Kini, dengan hadirnya PN Melonguane, akses terhadap layanan hukum menjadi lebih dekat dan mudah dijangkau oleh masyarakat Talaud. Namun, tantangan belum sepenuhnya hilang. Sebagian besar wilayah hukum PN Melonguane terdiri dari pulau-pulau terpencil yang sulit dijangkau, seperti Pulau Kabaruan, Pulau Karatung, dan Pulau Miangas.

Untuk menjawab tantangan tersebut, sejak 2024, PN Melonguane telah melaksanakan program sidang di luar gedung pengadilan guna menjangkau masyarakat di pulau-pulau terluar. Program ini menjadi solusi konkret dalam memperluas akses keadilan secara merata, meski di tengah keterbatasan geografis.

Kondisi sosial dan ekonomi masyarakat Talaud pun menjadi perhatian. Keterbatasan infrastruktur dan minimnya produksi lokal mengharuskan pasokan bahan pokok didatangkan dari Manado atau Bitung, yang berdampak pada tingginya harga kebutuhan sehari-hari. Ironisnya, hingga kini para hakim di PN Melonguane belum menerima tunjangan kemahalan zona khusus, meskipun PN Tahuna-pengadilan induk sebelumnya-telah menerimanya.

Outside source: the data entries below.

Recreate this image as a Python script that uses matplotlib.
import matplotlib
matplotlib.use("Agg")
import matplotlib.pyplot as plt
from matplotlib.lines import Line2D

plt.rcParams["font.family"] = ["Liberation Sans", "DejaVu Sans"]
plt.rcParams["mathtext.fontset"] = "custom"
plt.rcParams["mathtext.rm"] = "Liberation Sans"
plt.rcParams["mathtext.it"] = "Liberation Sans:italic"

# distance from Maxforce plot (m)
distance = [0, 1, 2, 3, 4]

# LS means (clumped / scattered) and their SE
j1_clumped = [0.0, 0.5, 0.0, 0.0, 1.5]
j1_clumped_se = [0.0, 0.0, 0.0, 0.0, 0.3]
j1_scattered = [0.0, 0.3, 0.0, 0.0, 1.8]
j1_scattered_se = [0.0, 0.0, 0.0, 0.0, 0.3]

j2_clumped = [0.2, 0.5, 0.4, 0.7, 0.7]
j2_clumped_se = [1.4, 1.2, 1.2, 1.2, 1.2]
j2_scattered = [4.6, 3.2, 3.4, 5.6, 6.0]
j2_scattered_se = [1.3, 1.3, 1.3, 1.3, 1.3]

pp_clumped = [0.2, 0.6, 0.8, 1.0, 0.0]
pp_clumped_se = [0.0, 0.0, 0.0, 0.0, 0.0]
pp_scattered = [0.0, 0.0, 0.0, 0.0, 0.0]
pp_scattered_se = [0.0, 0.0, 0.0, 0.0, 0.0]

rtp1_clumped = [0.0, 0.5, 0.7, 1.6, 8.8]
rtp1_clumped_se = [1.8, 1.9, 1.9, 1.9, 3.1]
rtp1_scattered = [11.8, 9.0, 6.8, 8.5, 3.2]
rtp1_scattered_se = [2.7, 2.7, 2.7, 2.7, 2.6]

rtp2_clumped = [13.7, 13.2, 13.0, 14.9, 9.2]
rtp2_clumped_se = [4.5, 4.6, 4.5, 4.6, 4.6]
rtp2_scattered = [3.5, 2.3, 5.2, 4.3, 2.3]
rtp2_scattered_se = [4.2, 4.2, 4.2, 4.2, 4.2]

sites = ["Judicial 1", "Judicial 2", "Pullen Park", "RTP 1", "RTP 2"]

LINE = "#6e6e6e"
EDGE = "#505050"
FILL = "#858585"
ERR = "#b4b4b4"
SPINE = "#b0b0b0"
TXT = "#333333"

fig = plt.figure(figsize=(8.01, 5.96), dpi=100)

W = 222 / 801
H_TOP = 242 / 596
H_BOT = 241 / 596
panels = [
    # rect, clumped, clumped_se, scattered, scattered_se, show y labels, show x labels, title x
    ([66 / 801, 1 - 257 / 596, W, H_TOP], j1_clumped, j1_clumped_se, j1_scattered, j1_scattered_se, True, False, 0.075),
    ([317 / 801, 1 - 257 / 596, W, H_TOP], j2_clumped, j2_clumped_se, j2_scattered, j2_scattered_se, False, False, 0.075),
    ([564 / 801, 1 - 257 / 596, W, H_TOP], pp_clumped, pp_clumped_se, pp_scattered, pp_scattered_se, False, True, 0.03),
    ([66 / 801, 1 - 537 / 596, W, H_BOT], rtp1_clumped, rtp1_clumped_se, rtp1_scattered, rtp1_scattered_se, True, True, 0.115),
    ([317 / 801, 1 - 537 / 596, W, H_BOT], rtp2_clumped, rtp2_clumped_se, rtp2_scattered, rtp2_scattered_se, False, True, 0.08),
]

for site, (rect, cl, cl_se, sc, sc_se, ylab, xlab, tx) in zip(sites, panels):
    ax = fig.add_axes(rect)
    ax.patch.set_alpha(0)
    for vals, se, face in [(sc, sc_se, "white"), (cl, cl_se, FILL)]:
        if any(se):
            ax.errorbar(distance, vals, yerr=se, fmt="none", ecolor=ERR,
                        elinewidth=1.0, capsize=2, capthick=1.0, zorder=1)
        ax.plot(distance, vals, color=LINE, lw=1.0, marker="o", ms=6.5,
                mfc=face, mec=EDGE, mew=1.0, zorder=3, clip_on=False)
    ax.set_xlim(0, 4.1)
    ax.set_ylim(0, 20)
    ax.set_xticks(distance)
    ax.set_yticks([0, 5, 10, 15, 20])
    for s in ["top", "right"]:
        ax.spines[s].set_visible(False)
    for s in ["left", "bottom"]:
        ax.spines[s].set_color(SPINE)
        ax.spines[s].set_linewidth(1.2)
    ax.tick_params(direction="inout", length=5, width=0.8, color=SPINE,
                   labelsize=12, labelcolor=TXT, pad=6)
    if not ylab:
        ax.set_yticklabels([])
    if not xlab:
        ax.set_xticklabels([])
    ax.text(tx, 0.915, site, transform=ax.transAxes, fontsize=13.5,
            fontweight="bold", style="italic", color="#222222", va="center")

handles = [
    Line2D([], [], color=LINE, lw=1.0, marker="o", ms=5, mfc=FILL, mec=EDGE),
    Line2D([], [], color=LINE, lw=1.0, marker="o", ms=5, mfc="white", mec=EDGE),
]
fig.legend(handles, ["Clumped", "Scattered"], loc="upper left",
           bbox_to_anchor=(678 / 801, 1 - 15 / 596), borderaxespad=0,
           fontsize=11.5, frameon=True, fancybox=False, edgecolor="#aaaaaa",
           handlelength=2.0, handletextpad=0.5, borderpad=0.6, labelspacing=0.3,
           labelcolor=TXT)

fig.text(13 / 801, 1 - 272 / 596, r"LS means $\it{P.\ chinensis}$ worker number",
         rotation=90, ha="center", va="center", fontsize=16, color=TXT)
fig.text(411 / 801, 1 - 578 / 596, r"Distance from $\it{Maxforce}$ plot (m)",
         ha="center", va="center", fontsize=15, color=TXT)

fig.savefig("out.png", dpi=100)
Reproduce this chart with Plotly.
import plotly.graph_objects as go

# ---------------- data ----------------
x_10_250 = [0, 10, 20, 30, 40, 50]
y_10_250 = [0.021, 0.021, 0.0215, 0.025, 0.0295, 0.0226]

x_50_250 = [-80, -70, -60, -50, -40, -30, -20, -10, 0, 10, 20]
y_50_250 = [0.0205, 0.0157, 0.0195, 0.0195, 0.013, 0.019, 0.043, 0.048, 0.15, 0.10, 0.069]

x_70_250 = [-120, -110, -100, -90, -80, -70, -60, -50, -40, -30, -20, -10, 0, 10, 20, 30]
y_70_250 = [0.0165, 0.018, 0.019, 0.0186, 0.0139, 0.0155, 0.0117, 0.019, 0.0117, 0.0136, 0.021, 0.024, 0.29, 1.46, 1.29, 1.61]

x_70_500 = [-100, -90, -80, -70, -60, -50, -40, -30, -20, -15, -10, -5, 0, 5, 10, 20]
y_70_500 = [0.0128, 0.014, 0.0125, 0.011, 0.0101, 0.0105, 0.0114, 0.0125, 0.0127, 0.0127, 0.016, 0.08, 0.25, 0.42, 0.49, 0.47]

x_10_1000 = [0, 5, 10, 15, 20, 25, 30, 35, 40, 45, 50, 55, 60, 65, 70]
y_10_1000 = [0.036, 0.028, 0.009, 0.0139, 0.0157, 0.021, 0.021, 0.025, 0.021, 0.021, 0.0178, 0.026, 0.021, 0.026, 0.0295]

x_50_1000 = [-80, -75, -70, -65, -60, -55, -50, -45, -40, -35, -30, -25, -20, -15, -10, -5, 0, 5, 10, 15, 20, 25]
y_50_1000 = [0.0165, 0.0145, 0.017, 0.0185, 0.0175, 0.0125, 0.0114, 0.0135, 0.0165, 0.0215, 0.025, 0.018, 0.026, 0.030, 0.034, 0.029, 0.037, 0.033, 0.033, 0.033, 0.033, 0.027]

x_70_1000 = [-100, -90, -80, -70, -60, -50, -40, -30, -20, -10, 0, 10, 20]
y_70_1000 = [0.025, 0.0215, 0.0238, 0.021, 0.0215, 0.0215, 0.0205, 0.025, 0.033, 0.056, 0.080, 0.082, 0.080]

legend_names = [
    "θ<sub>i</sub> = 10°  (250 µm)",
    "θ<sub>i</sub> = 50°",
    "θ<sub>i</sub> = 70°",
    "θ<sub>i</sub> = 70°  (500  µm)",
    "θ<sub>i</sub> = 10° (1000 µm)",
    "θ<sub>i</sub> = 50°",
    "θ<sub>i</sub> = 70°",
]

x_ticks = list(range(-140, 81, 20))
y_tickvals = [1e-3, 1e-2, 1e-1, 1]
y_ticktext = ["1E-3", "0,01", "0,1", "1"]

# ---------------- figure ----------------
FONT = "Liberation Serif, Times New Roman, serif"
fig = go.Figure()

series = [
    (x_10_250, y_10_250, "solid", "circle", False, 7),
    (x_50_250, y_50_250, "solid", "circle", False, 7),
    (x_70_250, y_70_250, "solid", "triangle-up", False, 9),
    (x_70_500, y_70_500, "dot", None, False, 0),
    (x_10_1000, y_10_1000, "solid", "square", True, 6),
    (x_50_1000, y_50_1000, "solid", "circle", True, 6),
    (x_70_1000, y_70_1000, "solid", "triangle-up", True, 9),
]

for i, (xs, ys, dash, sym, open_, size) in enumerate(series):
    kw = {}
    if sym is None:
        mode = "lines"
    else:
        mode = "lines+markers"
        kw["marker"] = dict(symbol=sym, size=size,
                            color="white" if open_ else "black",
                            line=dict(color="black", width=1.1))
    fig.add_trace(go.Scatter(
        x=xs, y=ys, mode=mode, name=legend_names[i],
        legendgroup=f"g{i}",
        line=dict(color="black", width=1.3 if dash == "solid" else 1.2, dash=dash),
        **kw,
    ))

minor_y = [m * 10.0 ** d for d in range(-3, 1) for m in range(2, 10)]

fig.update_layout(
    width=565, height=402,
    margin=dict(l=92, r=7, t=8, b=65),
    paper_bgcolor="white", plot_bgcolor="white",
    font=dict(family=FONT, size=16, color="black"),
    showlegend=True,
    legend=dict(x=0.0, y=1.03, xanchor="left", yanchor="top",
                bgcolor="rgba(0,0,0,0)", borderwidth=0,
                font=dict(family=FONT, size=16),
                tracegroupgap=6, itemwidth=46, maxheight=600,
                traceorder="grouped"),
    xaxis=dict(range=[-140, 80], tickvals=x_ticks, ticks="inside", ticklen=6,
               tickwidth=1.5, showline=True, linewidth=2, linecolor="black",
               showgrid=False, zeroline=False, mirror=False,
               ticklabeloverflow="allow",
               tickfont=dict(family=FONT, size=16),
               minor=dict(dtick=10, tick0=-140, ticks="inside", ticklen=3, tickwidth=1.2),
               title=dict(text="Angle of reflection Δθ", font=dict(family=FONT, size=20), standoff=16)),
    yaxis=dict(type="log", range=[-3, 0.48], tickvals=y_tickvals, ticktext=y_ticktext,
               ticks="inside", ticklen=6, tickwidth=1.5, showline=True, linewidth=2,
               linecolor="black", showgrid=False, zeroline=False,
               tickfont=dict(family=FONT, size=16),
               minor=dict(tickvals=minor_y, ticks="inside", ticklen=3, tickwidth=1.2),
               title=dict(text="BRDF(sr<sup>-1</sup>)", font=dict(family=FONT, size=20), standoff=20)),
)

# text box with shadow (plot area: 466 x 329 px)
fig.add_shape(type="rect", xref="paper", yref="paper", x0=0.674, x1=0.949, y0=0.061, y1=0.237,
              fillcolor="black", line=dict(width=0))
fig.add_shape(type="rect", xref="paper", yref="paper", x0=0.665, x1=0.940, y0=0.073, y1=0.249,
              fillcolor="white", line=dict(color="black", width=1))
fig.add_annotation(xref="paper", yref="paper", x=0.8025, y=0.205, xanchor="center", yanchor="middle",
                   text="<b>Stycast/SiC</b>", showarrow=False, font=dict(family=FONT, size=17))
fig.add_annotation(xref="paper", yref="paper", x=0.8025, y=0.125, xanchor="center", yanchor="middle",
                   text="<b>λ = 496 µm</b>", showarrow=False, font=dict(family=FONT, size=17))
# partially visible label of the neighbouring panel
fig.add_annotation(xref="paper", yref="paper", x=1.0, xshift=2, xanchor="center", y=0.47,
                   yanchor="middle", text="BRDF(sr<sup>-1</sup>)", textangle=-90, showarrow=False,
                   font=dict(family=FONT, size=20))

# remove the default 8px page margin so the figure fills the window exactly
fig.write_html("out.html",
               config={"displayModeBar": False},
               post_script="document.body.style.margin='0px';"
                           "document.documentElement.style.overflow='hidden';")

Melihat kondisi geografis yang lebih terpencil dan akses yang lebih sulit, sudah selayaknya aparatur peradilan di PN Melonguane juga mendapatkan tunjangan serupa sebagai bentuk keadilan dan penghargaan atas pengabdian di wilayah perbatasan.

Keadaan alam yang cukup ekstrim, gempa bumi, bahkan tsunami menjadi ancaman di wilayah ini. Karena letaknya yang berada di Samudera Pasifik, dan masuk dalam jalur Lingkaran Api Pasifik.

Meskipun demikian semangat aparatur Pengadilan Negeri Melonguane yang berjumlah tujuh hakim termasuk wakil ketua, 12 pegawai, dan tujuh pegawai pemerintah nonpegawai negeri tidak surut untuk bersama-sama berupaya untuk menegakkan hukum dan keadilan di Bumi Porodisa tersebut. Sejalan dengan semboyan daerah tersebut “Sansiote Sampate-pate” yang bermakna kebersamaan dalam satu persatuan.